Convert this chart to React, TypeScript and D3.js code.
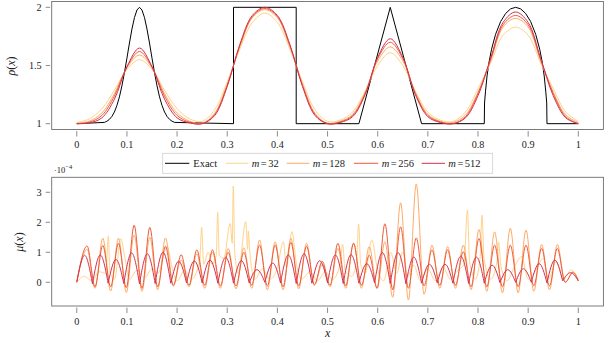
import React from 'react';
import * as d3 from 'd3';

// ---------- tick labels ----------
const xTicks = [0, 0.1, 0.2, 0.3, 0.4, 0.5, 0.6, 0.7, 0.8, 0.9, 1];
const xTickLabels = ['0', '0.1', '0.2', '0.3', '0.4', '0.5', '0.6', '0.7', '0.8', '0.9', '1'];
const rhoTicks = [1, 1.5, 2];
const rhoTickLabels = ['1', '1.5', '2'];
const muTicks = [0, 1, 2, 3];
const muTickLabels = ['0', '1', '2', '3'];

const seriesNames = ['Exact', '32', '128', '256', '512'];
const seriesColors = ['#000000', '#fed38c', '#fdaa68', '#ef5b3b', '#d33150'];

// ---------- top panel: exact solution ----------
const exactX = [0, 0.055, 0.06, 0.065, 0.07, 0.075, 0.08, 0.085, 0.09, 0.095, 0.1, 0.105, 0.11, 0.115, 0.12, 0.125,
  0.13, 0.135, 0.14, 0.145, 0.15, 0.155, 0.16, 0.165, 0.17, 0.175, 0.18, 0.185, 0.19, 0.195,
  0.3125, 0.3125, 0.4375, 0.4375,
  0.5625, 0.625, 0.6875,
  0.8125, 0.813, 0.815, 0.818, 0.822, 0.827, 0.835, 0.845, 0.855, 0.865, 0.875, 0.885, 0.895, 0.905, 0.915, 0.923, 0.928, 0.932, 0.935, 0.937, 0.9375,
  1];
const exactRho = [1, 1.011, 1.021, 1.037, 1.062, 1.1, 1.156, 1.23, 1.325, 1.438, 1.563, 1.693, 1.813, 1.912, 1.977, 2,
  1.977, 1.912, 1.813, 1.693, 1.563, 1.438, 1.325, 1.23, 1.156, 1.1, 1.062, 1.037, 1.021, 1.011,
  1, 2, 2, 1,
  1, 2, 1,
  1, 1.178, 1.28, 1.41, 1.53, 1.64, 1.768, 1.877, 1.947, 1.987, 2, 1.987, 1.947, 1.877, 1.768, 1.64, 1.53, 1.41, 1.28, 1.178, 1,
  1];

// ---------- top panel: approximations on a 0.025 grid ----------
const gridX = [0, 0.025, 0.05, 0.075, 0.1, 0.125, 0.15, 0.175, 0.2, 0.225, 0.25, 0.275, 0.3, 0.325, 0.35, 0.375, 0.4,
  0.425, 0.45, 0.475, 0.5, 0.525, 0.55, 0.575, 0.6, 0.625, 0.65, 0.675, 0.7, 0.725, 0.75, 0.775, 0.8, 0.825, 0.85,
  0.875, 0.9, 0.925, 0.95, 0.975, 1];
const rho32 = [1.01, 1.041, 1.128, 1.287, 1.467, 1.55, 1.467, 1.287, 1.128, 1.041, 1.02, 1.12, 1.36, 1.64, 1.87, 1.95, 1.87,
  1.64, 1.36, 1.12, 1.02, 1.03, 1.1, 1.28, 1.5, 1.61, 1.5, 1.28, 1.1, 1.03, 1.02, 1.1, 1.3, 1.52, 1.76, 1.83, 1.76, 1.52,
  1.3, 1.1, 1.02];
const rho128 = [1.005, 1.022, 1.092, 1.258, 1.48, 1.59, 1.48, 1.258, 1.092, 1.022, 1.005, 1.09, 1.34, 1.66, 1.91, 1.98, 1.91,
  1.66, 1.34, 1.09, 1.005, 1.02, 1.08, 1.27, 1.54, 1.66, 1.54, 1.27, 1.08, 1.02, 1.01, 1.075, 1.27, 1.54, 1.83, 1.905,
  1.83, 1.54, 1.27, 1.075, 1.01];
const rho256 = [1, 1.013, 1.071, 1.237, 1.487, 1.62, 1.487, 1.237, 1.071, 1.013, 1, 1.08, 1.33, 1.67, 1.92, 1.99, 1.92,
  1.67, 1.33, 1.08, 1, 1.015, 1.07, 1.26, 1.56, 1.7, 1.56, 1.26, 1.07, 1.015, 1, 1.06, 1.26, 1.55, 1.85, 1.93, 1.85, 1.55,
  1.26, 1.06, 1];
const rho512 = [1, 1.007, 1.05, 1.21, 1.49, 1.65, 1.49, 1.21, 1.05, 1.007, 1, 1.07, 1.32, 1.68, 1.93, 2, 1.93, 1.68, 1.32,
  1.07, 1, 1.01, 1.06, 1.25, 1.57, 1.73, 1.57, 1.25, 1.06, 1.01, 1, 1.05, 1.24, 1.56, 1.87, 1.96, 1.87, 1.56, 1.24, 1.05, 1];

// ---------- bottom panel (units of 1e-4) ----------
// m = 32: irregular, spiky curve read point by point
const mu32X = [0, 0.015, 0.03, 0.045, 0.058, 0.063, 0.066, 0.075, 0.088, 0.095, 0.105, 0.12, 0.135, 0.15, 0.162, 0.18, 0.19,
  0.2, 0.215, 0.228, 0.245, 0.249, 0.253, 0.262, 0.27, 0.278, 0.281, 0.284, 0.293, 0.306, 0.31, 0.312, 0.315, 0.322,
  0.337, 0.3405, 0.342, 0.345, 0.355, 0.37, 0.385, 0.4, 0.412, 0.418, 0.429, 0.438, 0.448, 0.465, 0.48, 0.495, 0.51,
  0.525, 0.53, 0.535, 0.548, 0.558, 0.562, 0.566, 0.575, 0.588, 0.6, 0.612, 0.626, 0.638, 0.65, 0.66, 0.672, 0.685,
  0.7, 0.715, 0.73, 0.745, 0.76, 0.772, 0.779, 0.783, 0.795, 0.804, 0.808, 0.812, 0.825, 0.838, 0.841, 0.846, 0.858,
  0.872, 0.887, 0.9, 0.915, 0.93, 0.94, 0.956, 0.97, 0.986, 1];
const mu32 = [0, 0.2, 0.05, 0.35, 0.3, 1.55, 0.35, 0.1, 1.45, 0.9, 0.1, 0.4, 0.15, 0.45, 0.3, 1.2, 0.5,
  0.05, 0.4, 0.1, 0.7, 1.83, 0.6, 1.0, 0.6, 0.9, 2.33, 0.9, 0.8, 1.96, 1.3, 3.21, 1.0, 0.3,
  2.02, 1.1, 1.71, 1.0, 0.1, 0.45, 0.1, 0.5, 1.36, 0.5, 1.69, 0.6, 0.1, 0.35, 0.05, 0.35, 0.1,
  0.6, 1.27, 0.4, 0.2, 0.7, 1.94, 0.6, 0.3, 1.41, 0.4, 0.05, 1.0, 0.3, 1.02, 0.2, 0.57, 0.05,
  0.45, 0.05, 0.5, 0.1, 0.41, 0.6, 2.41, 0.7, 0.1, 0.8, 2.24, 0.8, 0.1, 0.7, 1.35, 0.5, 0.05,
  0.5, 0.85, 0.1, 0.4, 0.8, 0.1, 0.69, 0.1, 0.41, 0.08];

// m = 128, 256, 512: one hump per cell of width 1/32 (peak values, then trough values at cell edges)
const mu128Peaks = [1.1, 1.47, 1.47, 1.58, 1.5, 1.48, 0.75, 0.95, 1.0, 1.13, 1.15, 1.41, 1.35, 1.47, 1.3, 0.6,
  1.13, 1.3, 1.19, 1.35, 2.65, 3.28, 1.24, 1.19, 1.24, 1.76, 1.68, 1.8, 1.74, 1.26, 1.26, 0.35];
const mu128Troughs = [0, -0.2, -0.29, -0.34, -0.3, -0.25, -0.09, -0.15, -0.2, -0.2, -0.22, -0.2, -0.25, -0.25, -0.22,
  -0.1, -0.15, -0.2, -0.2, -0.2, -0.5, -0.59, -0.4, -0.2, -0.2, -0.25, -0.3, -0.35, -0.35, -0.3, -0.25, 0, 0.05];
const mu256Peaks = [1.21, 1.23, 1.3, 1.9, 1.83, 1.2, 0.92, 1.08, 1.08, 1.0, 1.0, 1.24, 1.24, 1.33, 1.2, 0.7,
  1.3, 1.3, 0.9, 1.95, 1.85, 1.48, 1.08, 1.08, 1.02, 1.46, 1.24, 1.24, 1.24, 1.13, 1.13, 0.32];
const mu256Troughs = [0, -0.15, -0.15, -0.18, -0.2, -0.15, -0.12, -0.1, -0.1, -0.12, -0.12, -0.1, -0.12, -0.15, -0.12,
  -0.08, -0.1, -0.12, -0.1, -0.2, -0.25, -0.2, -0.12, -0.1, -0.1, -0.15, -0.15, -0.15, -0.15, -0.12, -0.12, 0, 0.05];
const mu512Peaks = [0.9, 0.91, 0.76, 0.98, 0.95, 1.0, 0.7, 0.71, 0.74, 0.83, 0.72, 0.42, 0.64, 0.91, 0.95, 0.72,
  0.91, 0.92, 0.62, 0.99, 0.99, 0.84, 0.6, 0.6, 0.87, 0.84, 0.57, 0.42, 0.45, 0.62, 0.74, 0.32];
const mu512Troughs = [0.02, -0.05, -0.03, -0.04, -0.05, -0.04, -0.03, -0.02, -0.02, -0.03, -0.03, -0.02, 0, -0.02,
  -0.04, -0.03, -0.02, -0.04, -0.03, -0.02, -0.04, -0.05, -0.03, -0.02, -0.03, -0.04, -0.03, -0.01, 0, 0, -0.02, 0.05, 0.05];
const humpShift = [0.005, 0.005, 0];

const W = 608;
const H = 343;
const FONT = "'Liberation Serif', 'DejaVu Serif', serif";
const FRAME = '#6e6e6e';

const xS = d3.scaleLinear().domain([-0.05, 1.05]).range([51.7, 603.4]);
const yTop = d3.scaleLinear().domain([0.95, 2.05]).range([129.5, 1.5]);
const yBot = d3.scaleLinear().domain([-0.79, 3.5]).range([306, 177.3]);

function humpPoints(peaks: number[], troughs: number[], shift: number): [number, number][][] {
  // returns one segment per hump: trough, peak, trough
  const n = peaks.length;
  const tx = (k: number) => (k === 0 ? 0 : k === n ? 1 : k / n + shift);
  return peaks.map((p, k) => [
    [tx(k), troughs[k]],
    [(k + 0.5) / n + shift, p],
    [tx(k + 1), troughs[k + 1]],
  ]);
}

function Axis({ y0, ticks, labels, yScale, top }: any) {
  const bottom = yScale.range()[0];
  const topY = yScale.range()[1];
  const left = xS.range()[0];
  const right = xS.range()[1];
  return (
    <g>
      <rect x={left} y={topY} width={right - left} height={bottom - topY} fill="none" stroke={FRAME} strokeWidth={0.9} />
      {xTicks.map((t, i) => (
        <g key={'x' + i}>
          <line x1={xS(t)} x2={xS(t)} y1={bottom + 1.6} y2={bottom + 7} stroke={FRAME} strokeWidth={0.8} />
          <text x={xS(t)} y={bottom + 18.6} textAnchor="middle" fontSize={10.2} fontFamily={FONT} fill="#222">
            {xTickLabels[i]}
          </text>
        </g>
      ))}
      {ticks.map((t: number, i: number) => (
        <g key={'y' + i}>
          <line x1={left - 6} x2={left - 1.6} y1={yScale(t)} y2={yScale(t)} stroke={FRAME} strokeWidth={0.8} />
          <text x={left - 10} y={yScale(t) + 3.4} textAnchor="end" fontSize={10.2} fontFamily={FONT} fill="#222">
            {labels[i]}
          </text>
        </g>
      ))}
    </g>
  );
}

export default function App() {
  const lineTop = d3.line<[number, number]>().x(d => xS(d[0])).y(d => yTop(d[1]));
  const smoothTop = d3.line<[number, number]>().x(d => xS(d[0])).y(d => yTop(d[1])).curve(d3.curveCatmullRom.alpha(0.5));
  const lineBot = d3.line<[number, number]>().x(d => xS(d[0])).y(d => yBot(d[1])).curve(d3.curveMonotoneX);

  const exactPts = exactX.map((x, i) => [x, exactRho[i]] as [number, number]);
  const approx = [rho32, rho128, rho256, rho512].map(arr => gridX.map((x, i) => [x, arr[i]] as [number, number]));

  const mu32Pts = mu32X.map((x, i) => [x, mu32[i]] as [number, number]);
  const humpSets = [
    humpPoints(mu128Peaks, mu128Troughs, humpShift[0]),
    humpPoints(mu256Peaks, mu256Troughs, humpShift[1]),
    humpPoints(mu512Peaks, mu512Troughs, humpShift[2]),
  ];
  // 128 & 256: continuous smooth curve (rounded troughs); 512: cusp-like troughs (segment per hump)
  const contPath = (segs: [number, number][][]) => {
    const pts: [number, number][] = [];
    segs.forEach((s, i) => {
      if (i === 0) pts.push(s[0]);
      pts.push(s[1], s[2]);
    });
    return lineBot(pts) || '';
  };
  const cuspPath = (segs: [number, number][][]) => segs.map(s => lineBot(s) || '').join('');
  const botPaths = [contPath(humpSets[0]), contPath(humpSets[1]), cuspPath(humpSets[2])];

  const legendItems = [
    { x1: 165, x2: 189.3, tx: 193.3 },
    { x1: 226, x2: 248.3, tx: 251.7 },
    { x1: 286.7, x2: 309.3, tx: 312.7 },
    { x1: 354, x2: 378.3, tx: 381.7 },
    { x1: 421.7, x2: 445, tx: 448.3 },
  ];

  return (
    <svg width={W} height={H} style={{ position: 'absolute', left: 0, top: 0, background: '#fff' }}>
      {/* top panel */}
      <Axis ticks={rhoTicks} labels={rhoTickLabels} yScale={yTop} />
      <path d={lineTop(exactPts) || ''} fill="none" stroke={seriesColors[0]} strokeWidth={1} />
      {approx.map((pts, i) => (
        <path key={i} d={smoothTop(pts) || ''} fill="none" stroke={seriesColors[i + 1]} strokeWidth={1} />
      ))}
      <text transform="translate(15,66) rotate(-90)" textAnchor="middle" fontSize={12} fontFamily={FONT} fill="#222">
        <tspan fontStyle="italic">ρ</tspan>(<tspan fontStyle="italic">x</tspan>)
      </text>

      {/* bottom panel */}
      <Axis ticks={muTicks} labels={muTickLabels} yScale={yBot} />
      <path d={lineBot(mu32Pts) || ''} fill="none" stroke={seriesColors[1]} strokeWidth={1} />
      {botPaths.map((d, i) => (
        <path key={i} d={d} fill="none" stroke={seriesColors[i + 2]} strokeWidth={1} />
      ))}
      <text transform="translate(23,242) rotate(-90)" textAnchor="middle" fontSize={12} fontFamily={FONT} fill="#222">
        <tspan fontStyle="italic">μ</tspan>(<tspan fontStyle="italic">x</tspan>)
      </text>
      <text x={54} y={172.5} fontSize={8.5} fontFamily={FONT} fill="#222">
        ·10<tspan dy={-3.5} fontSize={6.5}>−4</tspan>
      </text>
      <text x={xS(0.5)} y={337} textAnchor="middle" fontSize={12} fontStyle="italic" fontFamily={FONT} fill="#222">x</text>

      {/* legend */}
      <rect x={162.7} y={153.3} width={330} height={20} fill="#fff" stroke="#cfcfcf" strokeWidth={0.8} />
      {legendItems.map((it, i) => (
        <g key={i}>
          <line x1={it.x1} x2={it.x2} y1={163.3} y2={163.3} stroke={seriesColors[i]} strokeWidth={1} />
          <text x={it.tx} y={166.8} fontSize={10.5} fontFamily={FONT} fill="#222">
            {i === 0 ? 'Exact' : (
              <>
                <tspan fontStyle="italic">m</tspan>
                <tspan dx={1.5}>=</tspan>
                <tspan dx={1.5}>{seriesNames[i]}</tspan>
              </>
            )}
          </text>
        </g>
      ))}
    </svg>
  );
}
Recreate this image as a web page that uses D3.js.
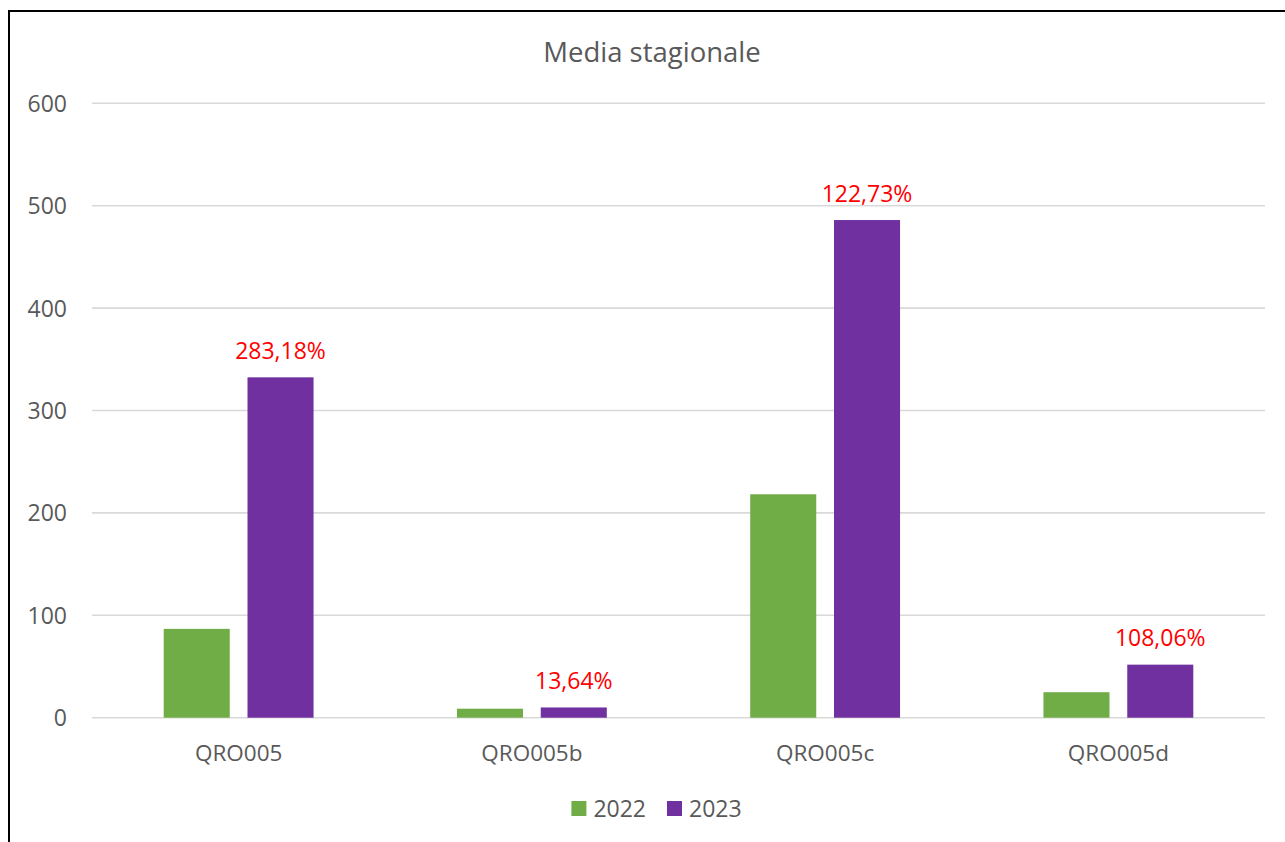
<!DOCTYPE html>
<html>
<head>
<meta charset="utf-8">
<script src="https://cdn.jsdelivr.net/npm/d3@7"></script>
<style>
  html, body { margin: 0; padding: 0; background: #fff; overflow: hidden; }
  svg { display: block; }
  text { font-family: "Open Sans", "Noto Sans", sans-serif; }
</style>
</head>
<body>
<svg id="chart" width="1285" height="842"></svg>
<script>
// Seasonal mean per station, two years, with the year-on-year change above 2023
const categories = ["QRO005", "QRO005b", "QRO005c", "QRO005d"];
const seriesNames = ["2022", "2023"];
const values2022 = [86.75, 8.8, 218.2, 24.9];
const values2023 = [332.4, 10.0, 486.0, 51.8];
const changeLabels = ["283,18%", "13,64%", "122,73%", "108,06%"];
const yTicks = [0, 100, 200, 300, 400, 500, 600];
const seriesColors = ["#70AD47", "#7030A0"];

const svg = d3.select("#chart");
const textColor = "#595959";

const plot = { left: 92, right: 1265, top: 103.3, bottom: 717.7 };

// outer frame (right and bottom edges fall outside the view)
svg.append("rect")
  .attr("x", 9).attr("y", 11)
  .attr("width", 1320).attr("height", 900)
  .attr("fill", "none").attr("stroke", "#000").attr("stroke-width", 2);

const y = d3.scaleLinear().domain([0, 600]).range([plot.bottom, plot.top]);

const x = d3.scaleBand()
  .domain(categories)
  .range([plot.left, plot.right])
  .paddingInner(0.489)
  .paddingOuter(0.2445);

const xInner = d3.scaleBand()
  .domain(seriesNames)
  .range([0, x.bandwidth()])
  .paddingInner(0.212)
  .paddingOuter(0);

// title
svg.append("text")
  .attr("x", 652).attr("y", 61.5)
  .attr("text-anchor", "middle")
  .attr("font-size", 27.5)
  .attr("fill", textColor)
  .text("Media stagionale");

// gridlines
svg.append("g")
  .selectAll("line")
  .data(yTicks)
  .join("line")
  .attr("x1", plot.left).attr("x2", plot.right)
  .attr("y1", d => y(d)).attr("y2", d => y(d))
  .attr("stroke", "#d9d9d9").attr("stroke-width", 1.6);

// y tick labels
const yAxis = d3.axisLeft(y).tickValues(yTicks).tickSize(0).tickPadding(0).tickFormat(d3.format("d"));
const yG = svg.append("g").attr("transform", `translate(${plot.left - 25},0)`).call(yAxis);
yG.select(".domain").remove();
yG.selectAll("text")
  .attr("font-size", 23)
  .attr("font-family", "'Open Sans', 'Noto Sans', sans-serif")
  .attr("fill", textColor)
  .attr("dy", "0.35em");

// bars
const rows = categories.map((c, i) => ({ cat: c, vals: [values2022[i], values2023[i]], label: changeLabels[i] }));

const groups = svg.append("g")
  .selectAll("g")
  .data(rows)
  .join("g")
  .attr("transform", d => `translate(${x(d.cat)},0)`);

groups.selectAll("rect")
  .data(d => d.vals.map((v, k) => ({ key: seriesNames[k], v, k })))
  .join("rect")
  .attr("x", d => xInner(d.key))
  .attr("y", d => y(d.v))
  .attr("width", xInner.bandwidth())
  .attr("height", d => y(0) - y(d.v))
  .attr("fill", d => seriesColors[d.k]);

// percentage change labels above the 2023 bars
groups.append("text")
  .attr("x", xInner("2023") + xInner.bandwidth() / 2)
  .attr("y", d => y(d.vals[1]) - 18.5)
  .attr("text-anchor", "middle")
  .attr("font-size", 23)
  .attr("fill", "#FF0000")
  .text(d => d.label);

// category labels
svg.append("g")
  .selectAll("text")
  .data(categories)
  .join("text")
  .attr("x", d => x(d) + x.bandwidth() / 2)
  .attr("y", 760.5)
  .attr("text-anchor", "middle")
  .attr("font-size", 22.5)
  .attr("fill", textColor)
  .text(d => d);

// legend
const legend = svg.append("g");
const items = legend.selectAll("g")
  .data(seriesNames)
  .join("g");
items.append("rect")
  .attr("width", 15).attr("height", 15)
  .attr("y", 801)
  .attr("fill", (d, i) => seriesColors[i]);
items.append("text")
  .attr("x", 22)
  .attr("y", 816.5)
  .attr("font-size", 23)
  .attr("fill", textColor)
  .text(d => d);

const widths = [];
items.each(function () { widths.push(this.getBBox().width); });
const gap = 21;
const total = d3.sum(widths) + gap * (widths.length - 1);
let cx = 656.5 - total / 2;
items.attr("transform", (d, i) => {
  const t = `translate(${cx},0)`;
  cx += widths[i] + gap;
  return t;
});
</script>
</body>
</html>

▶ The request
Find the string "this" in the listing and return every line that holds it.

▶ Solution
Convert this chart to React, TypeScript and D3.js code.
Recreate this image as a web page that uses D3.js.
items.each(function () { widths.push(this.getBBox().width); });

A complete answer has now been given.